CVE-2022-35961 is a medium-severity vulnerability affecting the OpenZeppelin Contracts library, specifically versions from 4.1.0 up to but not including 4.7.3. OpenZeppelin Contracts is widely used for secure smart contract development on blockchain platforms, particularly Ethereum. The vulnerability arises in the ECDSA (Elliptic Curve Digital Signature Algorithm) signature recovery functions, namely `ECDSA.recover` and `ECDSA.tryRecover`. These functions are designed to recover the signer address from a given signature and message hash, a critical step in verifying authenticity and integrity of signed data in smart contracts. The issue is due to improper validation of signature integrity when accepting EIP-2098 compact signatures alongside the traditional 65-byte signature format. EIP-2098 introduces a compact 64-byte signature format that can represent the same signature in a different encoding. The vulnerable functions that accept a single `bytes` argument fail to properly distinguish between these formats, leading to signature malleability. This malleability allows an attacker to take a previously submitted signature and submit it again in a different form, bypassing signature reuse or replay protection mechanisms that mark the signature itself as used rather than the underlying message or nonce. This can lead to unauthorized repeated execution of certain contract functions that rely on signature uniqueness for security. Notably, functions that take separate `r, v, s` or `r, vs` parameters are not affected. The vulnerability has been addressed and patched in OpenZeppelin Contracts version 4.7.3. There are no known exploits in the wild reported to date. The root cause is classified under CWE-354: Improper Validation of Integrity Check Value, highlighting the failure to correctly validate signature formats and uniqueness. This vulnerability is particularly relevant for smart contracts implementing signature-based replay protection or signature reuse prevention by tracking signatures themselves rather than signed messages or nonces.

For European organizations utilizing blockchain technologies, decentralized finance (DeFi) platforms, or other applications built on Ethereum or compatible chains that rely on OpenZeppelin Contracts, this vulnerability poses a risk of replay attacks. Attackers could reuse valid signatures in alternate formats to bypass replay protections, potentially leading to unauthorized transactions, double-spending, or repeated execution of privileged contract functions. This undermines the integrity and trustworthiness of smart contract operations, potentially causing financial loss, reputational damage, and regulatory scrutiny. Organizations involved in financial services, supply chain management, or identity verification using smart contracts are particularly at risk. The impact is more pronounced for contracts that rely solely on marking signatures as used rather than incorporating message-level replay protections such as nonces or timestamps.
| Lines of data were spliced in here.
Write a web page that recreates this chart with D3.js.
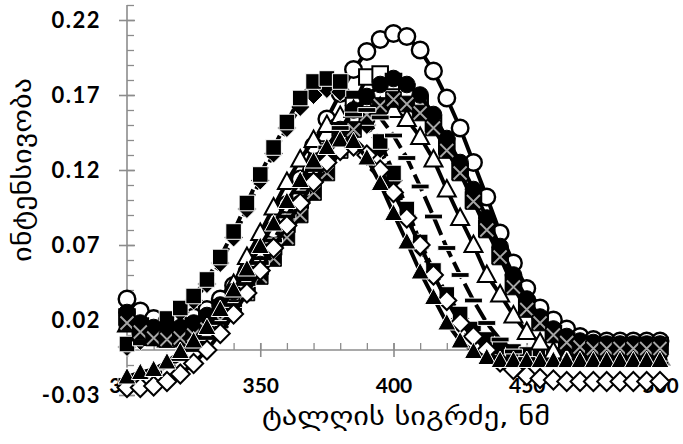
<!DOCTYPE html>
<html><head><meta charset="utf-8">
<script src="https://cdn.jsdelivr.net/npm/d3@7"></script>
<style>body{margin:0;background:#fff}svg{display:block}</style>
</head><body>
<svg id="c" width="683" height="444"></svg>
<script>
const wavelength = [300,305,310,315,320,325,330,335,340,345,350,355,360,365,370,375,380,385,390,395,400,405,410,415,420,425,430,435,440,445,450,455,460,465,470,475,480,485,490,495,500];

const openCircle = [0.034,0.026,0.021,0.019,0.019,0.022,0.027,0.034,0.043,0.052,0.064,0.080,0.097,0.114,0.136,0.154,0.171,0.187,0.199,0.207,0.211,0.209,0.200,0.186,0.168,0.148,0.125,0.102,0.078,0.058,0.041,0.028,0.020,0.014,0.009,0.007,0.006,0.006,0.006,0.006,0.006];
const filledSquare = [0.004,0.008,0.014,0.021,0.028,0.036,0.047,0.062,0.079,0.098,0.117,0.135,0.152,0.168,0.179,0.181,0.179,0.168,0.155,0.139,0.118,0.094,0.072,0.053,0.037,0.024,0.014,0.007,0.002,-0.001,-0.003,-0.003,-0.003,-0.003,-0.003,-0.003,-0.003,-0.003,-0.003,-0.003,-0.003];
const filledDiamond = [0.002,0.006,0.011,0.018,0.025,0.033,0.044,0.058,0.075,0.094,0.113,0.131,0.148,0.162,0.170,0.174,0.172,0.163,0.150,0.134,0.113,0.090,0.068,0.049,0.034,0.021,0.011,0.005,0.000,-0.002,-0.003,-0.003,-0.003,-0.003,-0.003,-0.003,-0.003,-0.003,-0.003,-0.003,-0.003];
const openSquare = [0.022,0.016,0.013,0.012,0.013,0.016,0.021,0.028,0.036,0.045,0.056,0.069,0.084,0.100,0.117,0.134,0.148,0.163,0.182,0.184,0.179,0.172,0.164,0.151,0.136,0.119,0.100,0.081,0.063,0.045,0.030,0.019,0.011,0.006,0.004,0.003,0.003,0.003,0.003,0.003,0.003];
const filledCircle = [0.025,0.018,0.015,0.015,0.015,0.018,0.023,0.030,0.039,0.046,0.057,0.068,0.082,0.098,0.115,0.133,0.147,0.160,0.169,0.177,0.181,0.177,0.170,0.157,0.141,0.125,0.107,0.088,0.069,0.050,0.034,0.022,0.014,0.009,0.006,0.005,0.004,0.004,0.004,0.004,0.004];
const crossSquare = [0.018,0.012,0.008,0.007,0.008,0.010,0.014,0.020,0.028,0.038,0.049,0.061,0.075,0.090,0.105,0.118,0.133,0.147,0.157,0.163,0.167,0.164,0.158,0.148,0.133,0.118,0.099,0.080,0.062,0.042,0.027,0.018,0.010,0.005,0.002,0.001,0.001,0.001,0.001,0.001,0.001];
const openTriangle = [0.017,0.011,0.008,0.007,0.008,0.011,0.016,0.024,0.044,0.062,0.078,0.095,0.112,0.127,0.140,0.150,0.156,0.160,0.162,0.162,0.160,0.154,0.142,0.127,0.107,0.088,0.070,0.050,0.037,0.023,0.012,0.005,-0.001,-0.004,-0.005,-0.005,-0.005,-0.005,-0.005,-0.005,-0.005];
const dashMark = [-0.020,-0.018,-0.015,-0.011,-0.006,0.000,0.008,0.018,0.030,0.044,0.058,0.073,0.089,0.105,0.120,0.135,0.148,0.157,0.160,0.155,0.143,0.128,0.109,0.089,0.068,0.050,0.033,0.018,0.007,-0.001,-0.006,-0.008,-0.009,-0.009,-0.009,-0.009,-0.009,-0.009,-0.009,-0.009,-0.009];
const openDiamond = [-0.025,-0.025,-0.024,-0.021,-0.016,-0.009,0.000,0.011,0.024,0.038,0.053,0.068,0.083,0.098,0.112,0.125,0.133,0.136,0.130,0.120,0.105,0.088,0.070,0.050,0.033,0.018,0.009,0.000,-0.008,-0.013,-0.017,-0.019,-0.020,-0.021,-0.021,-0.021,-0.021,-0.021,-0.021,-0.021,-0.021];
const filledTriangle = [-0.018,-0.015,-0.013,-0.008,-0.001,0.006,0.015,0.027,0.040,0.054,0.069,0.084,0.099,0.113,0.126,0.135,0.140,0.139,0.128,0.111,0.091,0.072,0.052,0.035,0.018,0.006,-0.001,-0.005,-0.007,-0.007,-0.007,-0.007,-0.007,-0.007,-0.007,-0.007,-0.007,-0.007,-0.007,-0.007,-0.007];

const xTicks = [300,350,400,450,500];
const yTicks = [-0.03,0.02,0.07,0.12,0.17,0.22];
const xTitle = "ტალღის სიგრძე, ნმ";
const yTitle = "ინტენსივობა";

const svg = d3.select("#c");
const x = d3.scaleLinear().domain([300,500]).range([127,660]);
const y = d3.scaleLinear().domain([-0.03,0.23]).range([395,5]);
const axisColor = "#8c8c8c";
const tickFont = "Lato, 'Open Sans', sans-serif";

// minor ticks
const yMinor = d3.range(-3,24).map(d=>d/100);
const xMinor = d3.range(300,501,10);
svg.append("g").attr("transform",`translate(${x(300)},0)`)
  .call(d3.axisRight(y).tickValues(yMinor).tickSize(7).tickFormat(""))
  .call(g=>{g.select(".domain").remove();g.selectAll("line").attr("stroke",axisColor).attr("stroke-width",1.3);});
svg.append("g").attr("transform",`translate(0,${y(0)})`)
  .call(d3.axisTop(x).tickValues(xMinor).tickSize(7).tickFormat(""))
  .call(g=>{g.select(".domain").remove();g.selectAll("line").attr("stroke",axisColor).attr("stroke-width",1.3);});

// y axis
const fmt = d3.format(".2f");
const gy = svg.append("g").attr("transform",`translate(${x(300)},0)`)
  .call(d3.axisLeft(y).tickValues(yTicks).tickFormat(d=>fmt(d).replace("\u2212","-")).tickSizeOuter(0));
gy.select(".domain").attr("stroke",axisColor).attr("stroke-width",1.6).attr("d",`M0,${y(0.23)}V${y(-0.03)}`);
gy.selectAll(".tick line").attr("stroke",axisColor).attr("stroke-width",1.6).attr("x1",8).attr("x2",-8);
gy.selectAll(".tick text").attr("x",-26).attr("dy","0.36em").attr("font-family",tickFont).attr("font-weight","bold")
  .attr("font-size",22).attr("fill","#000").attr("letter-spacing",1.5);

// x axis
const gx = svg.append("g").attr("transform",`translate(0,${y(0)})`)
  .call(d3.axisBottom(x).tickValues(xTicks).tickSizeOuter(0));
gx.select(".domain").attr("stroke",axisColor).attr("stroke-width",1.6).attr("d",`M${x(300)},0H${x(500)}`);
gx.selectAll(".tick line").attr("stroke",axisColor).attr("stroke-width",1.6).attr("y1",-7).attr("y2",7);
gx.selectAll(".tick text").attr("y",35).attr("dy","0.36em").attr("font-family",tickFont).attr("font-weight","bold")
  .attr("font-size",21).attr("fill","#000");

// titles
svg.append("text").attr("x",406).attr("y",416).attr("dy","0.35em").attr("text-anchor","middle")
  .attr("font-family","'DejaVu Sans', sans-serif").attr("font-size",25)
  .attr("textLength",288).attr("lengthAdjust","spacingAndGlyphs").text(xTitle);
svg.append("text").attr("transform","translate(22,170) rotate(-90)").attr("dy","0.35em").attr("text-anchor","middle")
  .attr("font-family","'DejaVu Sans', sans-serif").attr("font-size",25)
  .attr("textLength",184).attr("lengthAdjust","spacingAndGlyphs").text(yTitle);

// markers
function markerPath(type){
  switch(type){
    case "circle": return "M-8.3,0A8.3,8.3 0 1,0 8.3,0A8.3,8.3 0 1,0 -8.3,0Z";
    case "square": return "M-7.8,-7.8H7.8V7.8H-7.8Z";
    case "triangle": return "M0,-9.5L9,7L-9,7Z";
    case "diamond": return "M0,-9.5L9.5,0L0,9.5L-9.5,0Z";
    case "dash": return "M-9,-2.4H9V2.4H-9Z";
  }
}
const series = [
  {data: openCircle, marker:"circle", fill:"#fff", stroke:"#000", sw:2.4, dash:null},
  {data: filledDiamond, marker:"diamond", fill:"#000", stroke:"#fff", sw:1, dash:"10,5"},
  {data: filledSquare, marker:"square", fill:"#000", stroke:"#fff", sw:1, dash:"10,5"},
  {data: openSquare, marker:"square", fill:"#fff", stroke:"#000", sw:2, dash:null},
  {data: openTriangle, marker:"triangle", fill:"#fff", stroke:"#000", sw:2, dash:null},
  {data: filledCircle, marker:"circle", fill:"#000", stroke:"#000", sw:1, dash:null},
  {data: crossSquare, marker:"square", fill:"#000", stroke:"#000", sw:1, dash:null, cross:true},
  {data: dashMark, marker:"dash", fill:"#000", stroke:"#fff", sw:1, dash:"18,6"},
  {data: openDiamond, marker:"diamond", fill:"#fff", stroke:"#000", sw:2, dash:null},
  {data: filledTriangle, marker:"triangle", fill:"#000", stroke:"#fff", sw:1, dash:null}
];
const line = d3.line().x(d=>x(d[0])).y(d=>y(d[1]));
series.forEach(s=>{
  const pts = wavelength.map((w,i)=>[w,s.data[i]]);
  const g = svg.append("g");
  g.append("path").attr("d",line(pts)).attr("fill","none").attr("stroke","#000")
    .attr("stroke-width",4).attr("stroke-dasharray",s.dash);
  const m = g.selectAll("g.m").data(pts).join("g").attr("class","m")
    .attr("transform",d=>`translate(${x(d[0])},${y(d[1])})`);
  m.append("path").attr("d",markerPath(s.marker)).attr("fill",s.fill).attr("stroke",s.stroke).attr("stroke-width",s.sw);
  if(s.cross){
    m.append("path").attr("d","M-6.5,-6.5L6.5,6.5M6.5,-6.5L-6.5,6.5").attr("stroke","#a6a6a6").attr("stroke-width",1.8);
  }
});
</script>
</body></html>
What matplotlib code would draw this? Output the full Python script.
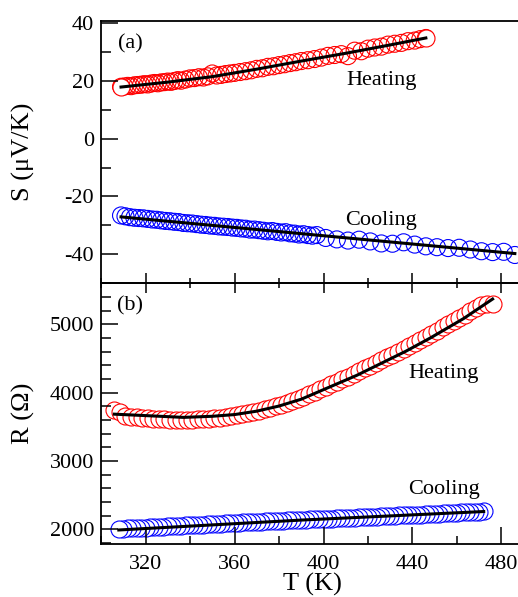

Although no active exploits are known, the widespread use of OpenZeppelin Contracts in the European blockchain ecosystem means that vulnerable contracts could be targeted once exploit techniques become publicly available. The vulnerability does not directly affect confidentiality but impacts integrity and availability by enabling unauthorized contract interactions and potential denial of legitimate operations due to replayed transactions.

1. Upgrade all OpenZeppelin Contracts dependencies to version 4.7.3 or later to ensure the patch is applied. 2. Review smart contract implementations to avoid relying solely on signature reuse prevention by marking signatures as used; instead, implement replay protection at the message or nonce level to uniquely identify each signed message. 3. Audit all uses of `ECDSA.recover` and `ECDSA.tryRecover` functions that accept a single `bytes` argument to verify they handle signature formats correctly and do not allow malleable signatures. 4. For legacy contracts that cannot be upgraded immediately, consider deploying wrapper contracts or off-chain validation layers that enforce strict signature format checks and reject malleable signatures. 5. Educate developers on the differences between EIP-2098 compact signatures and traditional signatures, emphasizing the importance of validating signature formats and preventing malleability. 6. Monitor blockchain transactions for suspicious replay patterns involving signature reuse in different formats. 7. Engage in regular security audits focusing on cryptographic signature handling and replay protection mechanisms within smart contracts.